======== SOURCE DATA ========

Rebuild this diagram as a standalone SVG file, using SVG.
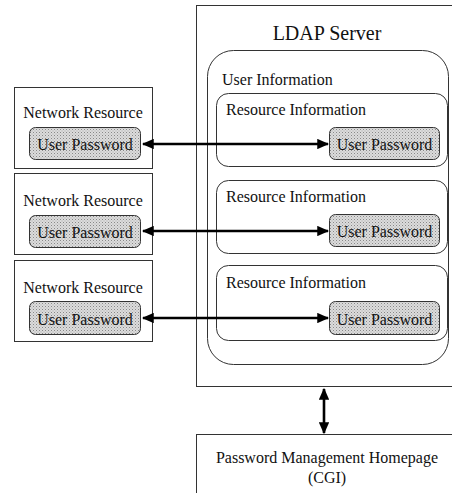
<svg xmlns="http://www.w3.org/2000/svg" width="452" height="493" viewBox="0 0 452 493">
<style>
text{font-family:"Liberation Serif","Times New Roman",serif;fill:#111;font-size:16px}
text.title{font-size:20px}
.box{fill:#fff;stroke:#333;stroke-width:1}
.pw{fill:url(#dots);stroke:#333;stroke-width:1}
.con{stroke:#000;stroke-width:2.6;fill:none}
</style>
<defs>
<pattern id="dots" width="3" height="3" patternUnits="userSpaceOnUse">
<rect width="3" height="3" fill="#dcdcdc"/>
<rect x="0" y="0" width="1" height="1" fill="#888"/>
<rect x="1.5" y="1.5" width="1" height="1" fill="#a8a8a8"/>
</pattern>
<marker id="ah" viewBox="0 0 10 10" refX="9" refY="5" markerWidth="4.6" markerHeight="4" orient="auto-start-reverse" markerUnits="strokeWidth" preserveAspectRatio="none">
<path d="M0,0 L10,5 L0,10 z" fill="#000"/>
</marker>
</defs>
<rect width="452" height="493" fill="#fff"/>

<g id="ldap-server">
<rect class="box" x="196.5" y="5.5" width="270" height="381"/>
<text class="title" x="327" y="40" text-anchor="middle">LDAP Server</text>
</g>

<g id="user-information">
<rect class="box" x="207.5" y="50.5" width="241" height="314" rx="26" ry="26"/>
<text x="222" y="85">User Information</text>
</g>

<g id="resource-info-1">
<rect class="box" x="216.5" y="93.5" width="231" height="73" rx="12" ry="12"/>
<text x="226" y="115">Resource Information</text>
<rect class="pw" x="329.5" y="127.5" width="110" height="32" rx="6" ry="6"/>
<text x="384.5" y="150" text-anchor="middle">User Password</text>
</g>
<g id="resource-info-2">
<rect class="box" x="216.5" y="180.5" width="231" height="73" rx="12" ry="12"/>
<text x="226" y="202">Resource Information</text>
<rect class="pw" x="329.5" y="214.5" width="110" height="32" rx="6" ry="6"/>
<text x="384.5" y="237" text-anchor="middle">User Password</text>
</g>
<g id="resource-info-3">
<rect class="box" x="216.5" y="265.5" width="231" height="75" rx="12" ry="12"/>
<text x="226" y="288">Resource Information</text>
<rect class="pw" x="329.5" y="301.5" width="110" height="33" rx="6" ry="6"/>
<text x="384.5" y="325" text-anchor="middle">User Password</text>
</g>

<g id="network-resource-1">
<rect class="box" x="14.5" y="87.5" width="138" height="81"/>
<text x="83" y="118" text-anchor="middle">Network Resource</text>
<rect class="pw" x="29.5" y="127.5" width="111" height="32" rx="6" ry="6"/>
<text x="85" y="150" text-anchor="middle">User Password</text>
</g>
<g id="network-resource-2">
<rect class="box" x="14.5" y="173.5" width="138" height="81"/>
<text x="83" y="206" text-anchor="middle">Network Resource</text>
<rect class="pw" x="29.5" y="215.5" width="111" height="32" rx="6" ry="6"/>
<text x="85" y="238" text-anchor="middle">User Password</text>
</g>
<g id="network-resource-3">
<rect class="box" x="14.5" y="260.5" width="138" height="81"/>
<text x="83" y="293" text-anchor="middle">Network Resource</text>
<rect class="pw" x="29.5" y="301.5" width="111" height="33" rx="6" ry="6"/>
<text x="85" y="325" text-anchor="middle">User Password</text>
</g>

<g id="password-homepage">
<rect class="box" x="196.5" y="434.5" width="270" height="70"/>
<text x="327" y="463" text-anchor="middle">Password Management Homepage</text>
<text x="327" y="483" text-anchor="middle">(CGI)</text>
</g>

<g id="connectors">
<line class="con" x1="143" y1="144" x2="328" y2="144" marker-start="url(#ah)" marker-end="url(#ah)"/>
<line class="con" x1="143" y1="231" x2="328" y2="231" marker-start="url(#ah)" marker-end="url(#ah)"/>
<line class="con" x1="143" y1="318" x2="328" y2="318" marker-start="url(#ah)" marker-end="url(#ah)"/>
<line class="con" x1="324" y1="389" x2="324" y2="433" marker-start="url(#ah)" marker-end="url(#ah)"/>
</g>
</svg>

========

PROBLEM TO WORK ON: Give the data above again in full and unchanged, skipping the pictures.

SOLUTION:
Rebuild this diagram as a standalone SVG file, using SVG.
<svg xmlns="http://www.w3.org/2000/svg" width="452" height="493" viewBox="0 0 452 493">
<style>
text{font-family:"Liberation Serif","Times New Roman",serif;fill:#111;font-size:16px}
text.title{font-size:20px}
.box{fill:#fff;stroke:#333;stroke-width:1}
.pw{fill:url(#dots);stroke:#333;stroke-width:1}
.con{stroke:#000;stroke-width:2.6;fill:none}
</style>
<defs>
<pattern id="dots" width="3" height="3" patternUnits="userSpaceOnUse">
<rect width="3" height="3" fill="#dcdcdc"/>
<rect x="0" y="0" width="1" height="1" fill="#888"/>
<rect x="1.5" y="1.5" width="1" height="1" fill="#a8a8a8"/>
</pattern>
<marker id="ah" viewBox="0 0 10 10" refX="9" refY="5" markerWidth="4.6" markerHeight="4" orient="auto-start-reverse" markerUnits="strokeWidth" preserveAspectRatio="none">
<path d="M0,0 L10,5 L0,10 z" fill="#000"/>
</marker>
</defs>
<rect width="452" height="493" fill="#fff"/>

<g id="ldap-server">
<rect class="box" x="196.5" y="5.5" width="270" height="381"/>
<text class="title" x="327" y="40" text-anchor="middle">LDAP Server</text>
</g>

<g id="user-information">
<rect class="box" x="207.5" y="50.5" width="241" height="314" rx="26" ry="26"/>
<text x="222" y="85">User Information</text>
</g>

<g id="resource-info-1">
<rect class="box" x="216.5" y="93.5" width="231" height="73" rx="12" ry="12"/>
<text x="226" y="115">Resource Information</text>
<rect class="pw" x="329.5" y="127.5" width="110" height="32" rx="6" ry="6"/>
<text x="384.5" y="150" text-anchor="middle">User Password</text>
</g>
<g id="resource-info-2">
<rect class="box" x="216.5" y="180.5" width="231" height="73" rx="12" ry="12"/>
<text x="226" y="202">Resource Information</text>
<rect class="pw" x="329.5" y="214.5" width="110" height="32" rx="6" ry="6"/>
<text x="384.5" y="237" text-anchor="middle">User Password</text>
</g>
<g id="resource-info-3">
<rect class="box" x="216.5" y="265.5" width="231" height="75" rx="12" ry="12"/>
<text x="226" y="288">Resource Information</text>
<rect class="pw" x="329.5" y="301.5" width="110" height="33" rx="6" ry="6"/>
<text x="384.5" y="325" text-anchor="middle">User Password</text>
</g>

<g id="network-resource-1">
<rect class="box" x="14.5" y="87.5" width="138" height="81"/>
<text x="83" y="118" text-anchor="middle">Network Resource</text>
<rect class="pw" x="29.5" y="127.5" width="111" height="32" rx="6" ry="6"/>
<text x="85" y="150" text-anchor="middle">User Password</text>
</g>
<g id="network-resource-2">
<rect class="box" x="14.5" y="173.5" width="138" height="81"/>
<text x="83" y="206" text-anchor="middle">Network Resource</text>
<rect class="pw" x="29.5" y="215.5" width="111" height="32" rx="6" ry="6"/>
<text x="85" y="238" text-anchor="middle">User Password</text>
</g>
<g id="network-resource-3">
<rect class="box" x="14.5" y="260.5" width="138" height="81"/>
<text x="83" y="293" text-anchor="middle">Network Resource</text>
<rect class="pw" x="29.5" y="301.5" width="111" height="33" rx="6" ry="6"/>
<text x="85" y="325" text-anchor="middle">User Password</text>
</g>

<g id="password-homepage">
<rect class="box" x="196.5" y="434.5" width="270" height="70"/>
<text x="327" y="463" text-anchor="middle">Password Management Homepage</text>
<text x="327" y="483" text-anchor="middle">(CGI)</text>
</g>

<g id="connectors">
<line class="con" x1="143" y1="144" x2="328" y2="144" marker-start="url(#ah)" marker-end="url(#ah)"/>
<line class="con" x1="143" y1="231" x2="328" y2="231" marker-start="url(#ah)" marker-end="url(#ah)"/>
<line class="con" x1="143" y1="318" x2="328" y2="318" marker-start="url(#ah)" marker-end="url(#ah)"/>
<line class="con" x1="324" y1="389" x2="324" y2="433" marker-start="url(#ah)" marker-end="url(#ah)"/>
</g>
</svg>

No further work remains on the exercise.